Directions =>
Pull out every line below holding the word "diagram".

Given records =>
┏━━

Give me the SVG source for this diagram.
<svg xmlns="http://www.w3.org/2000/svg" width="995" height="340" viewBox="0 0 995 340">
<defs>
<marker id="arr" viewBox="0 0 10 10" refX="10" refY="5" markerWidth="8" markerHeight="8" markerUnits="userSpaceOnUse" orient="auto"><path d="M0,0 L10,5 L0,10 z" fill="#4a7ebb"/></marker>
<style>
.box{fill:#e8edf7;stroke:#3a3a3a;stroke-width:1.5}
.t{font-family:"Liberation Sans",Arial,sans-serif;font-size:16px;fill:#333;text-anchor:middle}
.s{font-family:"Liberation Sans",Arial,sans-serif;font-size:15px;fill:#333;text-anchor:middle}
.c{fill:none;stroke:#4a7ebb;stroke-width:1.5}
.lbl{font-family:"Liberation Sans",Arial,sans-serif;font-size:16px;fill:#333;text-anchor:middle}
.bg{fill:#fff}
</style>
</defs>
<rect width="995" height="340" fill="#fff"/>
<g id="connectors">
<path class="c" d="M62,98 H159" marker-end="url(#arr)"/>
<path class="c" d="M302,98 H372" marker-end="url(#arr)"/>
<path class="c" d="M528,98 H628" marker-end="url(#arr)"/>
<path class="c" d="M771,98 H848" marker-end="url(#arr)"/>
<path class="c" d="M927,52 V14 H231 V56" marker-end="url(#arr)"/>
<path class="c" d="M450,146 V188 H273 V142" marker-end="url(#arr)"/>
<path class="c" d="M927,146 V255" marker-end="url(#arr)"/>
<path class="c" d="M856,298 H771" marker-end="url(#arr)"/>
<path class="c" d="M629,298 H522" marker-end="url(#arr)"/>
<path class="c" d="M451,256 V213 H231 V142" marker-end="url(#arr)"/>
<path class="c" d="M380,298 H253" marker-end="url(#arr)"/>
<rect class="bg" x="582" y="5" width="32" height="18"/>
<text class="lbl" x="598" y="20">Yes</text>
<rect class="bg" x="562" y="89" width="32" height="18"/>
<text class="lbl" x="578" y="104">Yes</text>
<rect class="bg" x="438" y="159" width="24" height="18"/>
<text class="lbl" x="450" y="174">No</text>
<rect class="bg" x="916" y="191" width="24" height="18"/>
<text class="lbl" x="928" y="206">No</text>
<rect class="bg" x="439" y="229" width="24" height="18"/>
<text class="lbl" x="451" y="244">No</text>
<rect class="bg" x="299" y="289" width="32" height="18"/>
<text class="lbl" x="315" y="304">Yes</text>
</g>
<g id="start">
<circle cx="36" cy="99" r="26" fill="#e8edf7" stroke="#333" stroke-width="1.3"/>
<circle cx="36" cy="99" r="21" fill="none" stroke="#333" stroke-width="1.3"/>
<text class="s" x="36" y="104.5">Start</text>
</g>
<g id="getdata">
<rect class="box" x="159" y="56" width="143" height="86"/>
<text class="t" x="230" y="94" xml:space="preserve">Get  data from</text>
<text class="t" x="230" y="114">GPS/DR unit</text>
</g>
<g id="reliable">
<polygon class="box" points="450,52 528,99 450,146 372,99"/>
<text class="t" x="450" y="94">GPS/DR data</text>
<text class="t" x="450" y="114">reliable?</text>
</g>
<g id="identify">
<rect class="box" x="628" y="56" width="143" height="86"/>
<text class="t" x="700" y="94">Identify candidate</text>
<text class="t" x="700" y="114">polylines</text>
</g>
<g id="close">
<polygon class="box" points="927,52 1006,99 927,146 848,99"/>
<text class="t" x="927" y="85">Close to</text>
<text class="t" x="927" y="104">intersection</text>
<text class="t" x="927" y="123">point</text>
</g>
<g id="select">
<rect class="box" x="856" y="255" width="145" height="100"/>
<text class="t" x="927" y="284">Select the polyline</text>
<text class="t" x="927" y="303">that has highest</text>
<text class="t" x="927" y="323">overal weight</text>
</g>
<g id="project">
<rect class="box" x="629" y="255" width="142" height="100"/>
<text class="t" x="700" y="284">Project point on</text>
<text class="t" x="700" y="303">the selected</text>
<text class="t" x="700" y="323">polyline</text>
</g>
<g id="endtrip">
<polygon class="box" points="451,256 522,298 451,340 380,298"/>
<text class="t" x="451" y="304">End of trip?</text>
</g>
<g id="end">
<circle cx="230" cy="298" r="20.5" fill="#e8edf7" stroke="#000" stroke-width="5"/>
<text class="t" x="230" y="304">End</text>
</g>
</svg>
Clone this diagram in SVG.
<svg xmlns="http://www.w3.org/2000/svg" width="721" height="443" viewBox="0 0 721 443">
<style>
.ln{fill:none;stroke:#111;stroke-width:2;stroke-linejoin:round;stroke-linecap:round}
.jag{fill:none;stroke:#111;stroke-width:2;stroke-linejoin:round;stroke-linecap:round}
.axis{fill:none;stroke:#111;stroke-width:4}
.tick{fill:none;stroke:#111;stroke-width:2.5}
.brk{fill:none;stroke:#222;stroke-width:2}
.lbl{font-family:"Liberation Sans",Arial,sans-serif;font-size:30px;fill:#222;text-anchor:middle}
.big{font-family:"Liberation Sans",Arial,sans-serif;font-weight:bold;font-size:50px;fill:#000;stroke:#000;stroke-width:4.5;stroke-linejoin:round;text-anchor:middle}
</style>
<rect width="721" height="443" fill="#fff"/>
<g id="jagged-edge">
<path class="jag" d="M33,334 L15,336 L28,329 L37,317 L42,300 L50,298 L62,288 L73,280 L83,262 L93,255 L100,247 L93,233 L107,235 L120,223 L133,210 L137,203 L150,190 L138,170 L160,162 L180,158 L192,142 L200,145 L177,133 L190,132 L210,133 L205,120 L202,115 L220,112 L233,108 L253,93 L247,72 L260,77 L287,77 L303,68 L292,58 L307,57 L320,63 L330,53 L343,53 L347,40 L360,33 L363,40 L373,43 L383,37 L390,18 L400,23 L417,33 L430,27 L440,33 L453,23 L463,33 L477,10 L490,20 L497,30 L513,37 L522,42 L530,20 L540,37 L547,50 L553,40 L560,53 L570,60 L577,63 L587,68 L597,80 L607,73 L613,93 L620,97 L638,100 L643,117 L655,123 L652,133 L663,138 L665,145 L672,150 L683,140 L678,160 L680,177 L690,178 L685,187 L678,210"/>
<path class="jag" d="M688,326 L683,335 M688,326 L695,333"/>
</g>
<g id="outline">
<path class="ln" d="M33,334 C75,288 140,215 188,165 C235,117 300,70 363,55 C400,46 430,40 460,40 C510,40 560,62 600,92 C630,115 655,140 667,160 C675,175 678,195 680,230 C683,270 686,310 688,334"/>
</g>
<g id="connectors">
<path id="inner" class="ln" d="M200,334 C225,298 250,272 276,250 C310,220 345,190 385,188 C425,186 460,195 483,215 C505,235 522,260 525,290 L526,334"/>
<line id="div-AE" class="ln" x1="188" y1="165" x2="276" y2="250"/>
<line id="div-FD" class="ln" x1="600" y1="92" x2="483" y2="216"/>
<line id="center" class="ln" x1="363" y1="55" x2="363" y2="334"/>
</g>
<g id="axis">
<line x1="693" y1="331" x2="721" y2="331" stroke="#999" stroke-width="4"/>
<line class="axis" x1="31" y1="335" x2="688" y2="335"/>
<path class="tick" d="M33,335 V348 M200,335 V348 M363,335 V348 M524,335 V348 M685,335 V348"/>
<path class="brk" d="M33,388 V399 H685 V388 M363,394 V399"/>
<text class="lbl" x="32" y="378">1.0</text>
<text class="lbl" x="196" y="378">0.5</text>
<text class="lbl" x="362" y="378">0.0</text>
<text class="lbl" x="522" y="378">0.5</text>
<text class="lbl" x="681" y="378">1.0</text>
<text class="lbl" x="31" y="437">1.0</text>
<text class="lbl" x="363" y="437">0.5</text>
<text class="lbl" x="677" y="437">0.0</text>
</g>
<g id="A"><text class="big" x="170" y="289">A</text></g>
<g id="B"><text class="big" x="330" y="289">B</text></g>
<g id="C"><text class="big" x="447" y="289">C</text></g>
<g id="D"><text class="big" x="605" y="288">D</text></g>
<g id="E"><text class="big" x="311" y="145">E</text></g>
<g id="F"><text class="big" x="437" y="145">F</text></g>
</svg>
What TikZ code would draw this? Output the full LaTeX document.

┗━━

Answer in full =>
Give me the SVG source for this diagram.
Clone this diagram in SVG.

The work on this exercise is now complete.